(Dataset)
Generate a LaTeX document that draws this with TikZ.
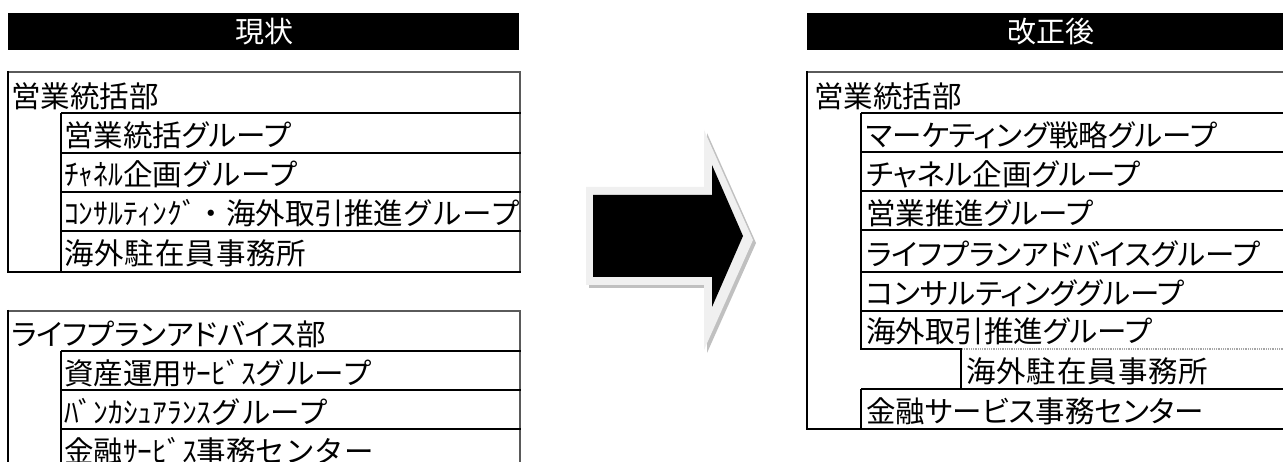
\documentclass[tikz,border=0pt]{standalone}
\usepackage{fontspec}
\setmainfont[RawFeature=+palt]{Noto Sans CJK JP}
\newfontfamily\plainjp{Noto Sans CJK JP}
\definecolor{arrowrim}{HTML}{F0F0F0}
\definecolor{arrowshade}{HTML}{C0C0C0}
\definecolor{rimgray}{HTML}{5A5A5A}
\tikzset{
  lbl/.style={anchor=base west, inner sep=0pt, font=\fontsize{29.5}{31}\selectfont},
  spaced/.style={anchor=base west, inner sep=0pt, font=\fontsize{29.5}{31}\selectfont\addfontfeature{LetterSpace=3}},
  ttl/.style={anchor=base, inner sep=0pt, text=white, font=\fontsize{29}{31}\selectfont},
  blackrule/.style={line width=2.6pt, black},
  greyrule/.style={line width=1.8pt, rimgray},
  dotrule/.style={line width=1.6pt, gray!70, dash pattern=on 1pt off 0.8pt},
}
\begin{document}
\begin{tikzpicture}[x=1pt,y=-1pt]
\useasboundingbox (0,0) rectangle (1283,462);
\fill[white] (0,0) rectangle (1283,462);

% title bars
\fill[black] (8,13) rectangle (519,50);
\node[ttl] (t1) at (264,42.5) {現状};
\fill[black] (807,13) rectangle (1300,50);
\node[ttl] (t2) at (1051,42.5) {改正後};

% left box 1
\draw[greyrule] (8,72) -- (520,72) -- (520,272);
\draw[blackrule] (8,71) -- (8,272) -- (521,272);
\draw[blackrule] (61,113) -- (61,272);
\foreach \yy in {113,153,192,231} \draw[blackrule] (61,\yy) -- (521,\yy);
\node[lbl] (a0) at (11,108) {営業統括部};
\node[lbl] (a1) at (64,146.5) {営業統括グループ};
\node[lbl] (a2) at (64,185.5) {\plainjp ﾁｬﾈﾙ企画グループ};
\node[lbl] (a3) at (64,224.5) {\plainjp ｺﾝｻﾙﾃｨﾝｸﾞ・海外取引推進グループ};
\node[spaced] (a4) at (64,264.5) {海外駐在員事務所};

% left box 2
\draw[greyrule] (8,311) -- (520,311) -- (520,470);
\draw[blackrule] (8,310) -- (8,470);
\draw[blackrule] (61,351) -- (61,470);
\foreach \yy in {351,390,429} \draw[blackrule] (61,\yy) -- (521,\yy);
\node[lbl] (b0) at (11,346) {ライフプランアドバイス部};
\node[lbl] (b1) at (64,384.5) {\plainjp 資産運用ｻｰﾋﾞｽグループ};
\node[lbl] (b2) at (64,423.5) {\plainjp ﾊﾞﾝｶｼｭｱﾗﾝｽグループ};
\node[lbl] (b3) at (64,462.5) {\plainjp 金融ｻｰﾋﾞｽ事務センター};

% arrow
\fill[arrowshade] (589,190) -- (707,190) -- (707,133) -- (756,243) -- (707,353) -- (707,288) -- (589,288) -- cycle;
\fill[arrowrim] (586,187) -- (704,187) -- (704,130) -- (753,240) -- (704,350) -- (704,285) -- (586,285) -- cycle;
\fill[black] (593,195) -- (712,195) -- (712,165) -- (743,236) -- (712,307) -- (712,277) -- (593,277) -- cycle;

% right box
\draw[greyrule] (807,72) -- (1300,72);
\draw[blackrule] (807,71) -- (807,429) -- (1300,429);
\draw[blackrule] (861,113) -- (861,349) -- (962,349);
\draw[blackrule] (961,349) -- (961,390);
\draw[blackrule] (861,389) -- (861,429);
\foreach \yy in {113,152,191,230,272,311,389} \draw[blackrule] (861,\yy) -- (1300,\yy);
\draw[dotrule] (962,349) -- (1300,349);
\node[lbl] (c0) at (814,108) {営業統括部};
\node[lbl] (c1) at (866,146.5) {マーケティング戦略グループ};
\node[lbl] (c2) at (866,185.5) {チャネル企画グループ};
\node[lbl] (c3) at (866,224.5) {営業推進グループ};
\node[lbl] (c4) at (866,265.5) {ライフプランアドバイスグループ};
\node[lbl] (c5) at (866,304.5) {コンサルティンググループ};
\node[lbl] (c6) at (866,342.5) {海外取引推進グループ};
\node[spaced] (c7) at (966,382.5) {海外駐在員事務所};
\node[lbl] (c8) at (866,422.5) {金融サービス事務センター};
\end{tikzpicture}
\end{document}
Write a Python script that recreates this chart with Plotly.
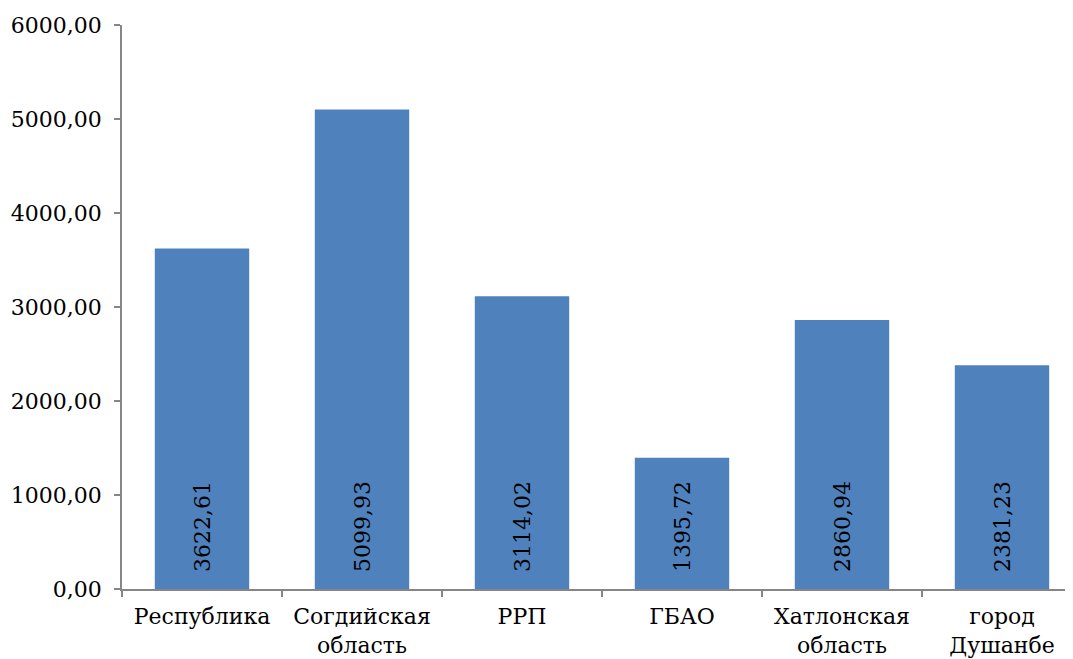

(Task details) Skip the pictures, please, and transcribe only the lines from the beginning of the material through the one that contains "(t2) at (1051,42.5)".

(Written solution)
Generate a LaTeX document that draws this with TikZ.
\documentclass[tikz,border=0pt]{standalone}
\usepackage{fontspec}
\setmainfont[RawFeature=+palt]{Noto Sans CJK JP}
\newfontfamily\plainjp{Noto Sans CJK JP}
\definecolor{arrowrim}{HTML}{F0F0F0}
\definecolor{arrowshade}{HTML}{C0C0C0}
\definecolor{rimgray}{HTML}{5A5A5A}
\tikzset{
  lbl/.style={anchor=base west, inner sep=0pt, font=\fontsize{29.5}{31}\selectfont},
  spaced/.style={anchor=base west, inner sep=0pt, font=\fontsize{29.5}{31}\selectfont\addfontfeature{LetterSpace=3}},
  ttl/.style={anchor=base, inner sep=0pt, text=white, font=\fontsize{29}{31}\selectfont},
  blackrule/.style={line width=2.6pt, black},
  greyrule/.style={line width=1.8pt, rimgray},
  dotrule/.style={line width=1.6pt, gray!70, dash pattern=on 1pt off 0.8pt},
}
\begin{document}
\begin{tikzpicture}[x=1pt,y=-1pt]
\useasboundingbox (0,0) rectangle (1283,462);
\fill[white] (0,0) rectangle (1283,462);

% title bars
\fill[black] (8,13) rectangle (519,50);
\node[ttl] (t1) at (264,42.5) {現状};
\fill[black] (807,13) rectangle (1300,50);
\node[ttl] (t2) at (1051,42.5) {改正後};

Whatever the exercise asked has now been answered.